**DATA PROVIDED:**
★ ★ ★ ★

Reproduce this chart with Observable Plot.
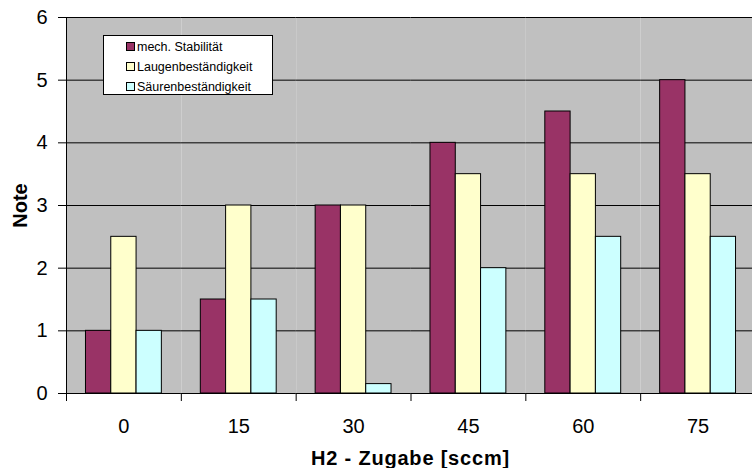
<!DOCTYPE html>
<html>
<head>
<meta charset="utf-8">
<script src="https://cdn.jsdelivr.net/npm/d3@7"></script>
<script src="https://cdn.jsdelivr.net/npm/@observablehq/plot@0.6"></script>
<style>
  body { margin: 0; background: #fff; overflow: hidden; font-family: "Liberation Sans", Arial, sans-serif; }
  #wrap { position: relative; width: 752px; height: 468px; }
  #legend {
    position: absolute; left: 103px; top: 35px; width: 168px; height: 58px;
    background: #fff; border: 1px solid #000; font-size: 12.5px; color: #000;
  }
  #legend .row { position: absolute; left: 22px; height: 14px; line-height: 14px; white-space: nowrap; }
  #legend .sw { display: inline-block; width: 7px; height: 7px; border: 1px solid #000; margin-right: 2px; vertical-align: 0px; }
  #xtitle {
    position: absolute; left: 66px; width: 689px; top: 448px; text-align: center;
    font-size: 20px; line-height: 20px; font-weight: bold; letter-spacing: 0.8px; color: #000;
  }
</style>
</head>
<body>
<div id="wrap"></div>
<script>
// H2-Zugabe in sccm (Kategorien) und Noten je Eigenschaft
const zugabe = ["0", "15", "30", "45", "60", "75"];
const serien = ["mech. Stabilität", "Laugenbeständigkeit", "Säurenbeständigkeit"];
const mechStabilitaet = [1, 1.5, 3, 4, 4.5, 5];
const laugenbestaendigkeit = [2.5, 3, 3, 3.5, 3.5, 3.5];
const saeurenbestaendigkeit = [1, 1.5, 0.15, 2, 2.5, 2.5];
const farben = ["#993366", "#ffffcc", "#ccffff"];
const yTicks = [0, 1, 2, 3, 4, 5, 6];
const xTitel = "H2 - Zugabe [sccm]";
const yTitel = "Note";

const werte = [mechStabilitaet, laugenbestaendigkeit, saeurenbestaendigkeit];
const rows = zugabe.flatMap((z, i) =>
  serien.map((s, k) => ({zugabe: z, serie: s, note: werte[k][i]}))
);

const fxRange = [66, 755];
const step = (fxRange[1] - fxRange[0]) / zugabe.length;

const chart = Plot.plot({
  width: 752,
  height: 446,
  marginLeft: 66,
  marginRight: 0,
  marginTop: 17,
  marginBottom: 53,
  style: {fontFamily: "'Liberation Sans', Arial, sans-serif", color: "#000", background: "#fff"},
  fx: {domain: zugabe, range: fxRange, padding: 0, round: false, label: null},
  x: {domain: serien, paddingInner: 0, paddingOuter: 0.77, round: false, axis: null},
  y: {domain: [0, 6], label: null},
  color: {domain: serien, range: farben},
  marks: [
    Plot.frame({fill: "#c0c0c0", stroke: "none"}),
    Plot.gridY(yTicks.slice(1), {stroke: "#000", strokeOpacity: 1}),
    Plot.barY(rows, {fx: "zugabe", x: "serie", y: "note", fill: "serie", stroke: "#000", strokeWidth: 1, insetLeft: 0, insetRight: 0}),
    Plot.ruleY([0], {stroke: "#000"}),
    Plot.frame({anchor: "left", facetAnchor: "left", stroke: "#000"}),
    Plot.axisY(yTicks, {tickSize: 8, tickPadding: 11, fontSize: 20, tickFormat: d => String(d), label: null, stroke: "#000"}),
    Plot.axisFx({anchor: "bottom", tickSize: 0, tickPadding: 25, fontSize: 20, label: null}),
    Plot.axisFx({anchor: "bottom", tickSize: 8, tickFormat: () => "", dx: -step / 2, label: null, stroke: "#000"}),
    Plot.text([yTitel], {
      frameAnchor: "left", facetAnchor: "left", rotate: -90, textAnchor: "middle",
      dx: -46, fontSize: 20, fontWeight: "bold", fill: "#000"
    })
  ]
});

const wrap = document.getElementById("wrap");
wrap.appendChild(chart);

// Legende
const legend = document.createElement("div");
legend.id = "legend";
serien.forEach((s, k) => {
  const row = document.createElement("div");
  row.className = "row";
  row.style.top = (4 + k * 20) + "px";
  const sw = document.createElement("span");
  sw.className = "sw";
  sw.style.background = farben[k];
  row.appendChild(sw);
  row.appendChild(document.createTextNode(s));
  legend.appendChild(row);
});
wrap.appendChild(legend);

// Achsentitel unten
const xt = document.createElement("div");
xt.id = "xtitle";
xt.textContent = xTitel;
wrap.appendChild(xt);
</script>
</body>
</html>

★ ★ ★ ★

**WHAT YOU ARE ASKED TO DO:**
Starting with the first line of the data above and ending with the line containing "const step = (fxRange[1]", please restate every line exactly, leaving images out.

**ANSWER FOR THIS EXERCISE:**
Reproduce this chart with Observable Plot.
<!DOCTYPE html>
<html>
<head>
<meta charset="utf-8">
<script src="https://cdn.jsdelivr.net/npm/d3@7"></script>
<script src="https://cdn.jsdelivr.net/npm/@observablehq/plot@0.6"></script>
<style>
  body { margin: 0; background: #fff; overflow: hidden; font-family: "Liberation Sans", Arial, sans-serif; }
  #wrap { position: relative; width: 752px; height: 468px; }
  #legend {
    position: absolute; left: 103px; top: 35px; width: 168px; height: 58px;
    background: #fff; border: 1px solid #000; font-size: 12.5px; color: #000;
  }
  #legend .row { position: absolute; left: 22px; height: 14px; line-height: 14px; white-space: nowrap; }
  #legend .sw { display: inline-block; width: 7px; height: 7px; border: 1px solid #000; margin-right: 2px; vertical-align: 0px; }
  #xtitle {
    position: absolute; left: 66px; width: 689px; top: 448px; text-align: center;
    font-size: 20px; line-height: 20px; font-weight: bold; letter-spacing: 0.8px; color: #000;
  }
</style>
</head>
<body>
<div id="wrap"></div>
<script>
// H2-Zugabe in sccm (Kategorien) und Noten je Eigenschaft
const zugabe = ["0", "15", "30", "45", "60", "75"];
const serien = ["mech. Stabilität", "Laugenbeständigkeit", "Säurenbeständigkeit"];
const mechStabilitaet = [1, 1.5, 3, 4, 4.5, 5];
const laugenbestaendigkeit = [2.5, 3, 3, 3.5, 3.5, 3.5];
const saeurenbestaendigkeit = [1, 1.5, 0.15, 2, 2.5, 2.5];
const farben = ["#993366", "#ffffcc", "#ccffff"];
const yTicks = [0, 1, 2, 3, 4, 5, 6];
const xTitel = "H2 - Zugabe [sccm]";
const yTitel = "Note";

const werte = [mechStabilitaet, laugenbestaendigkeit, saeurenbestaendigkeit];
const rows = zugabe.flatMap((z, i) =>
  serien.map((s, k) => ({zugabe: z, serie: s, note: werte[k][i]}))
);

const fxRange = [66, 755];
const step = (fxRange[1] - fxRange[0]) / zugabe.length;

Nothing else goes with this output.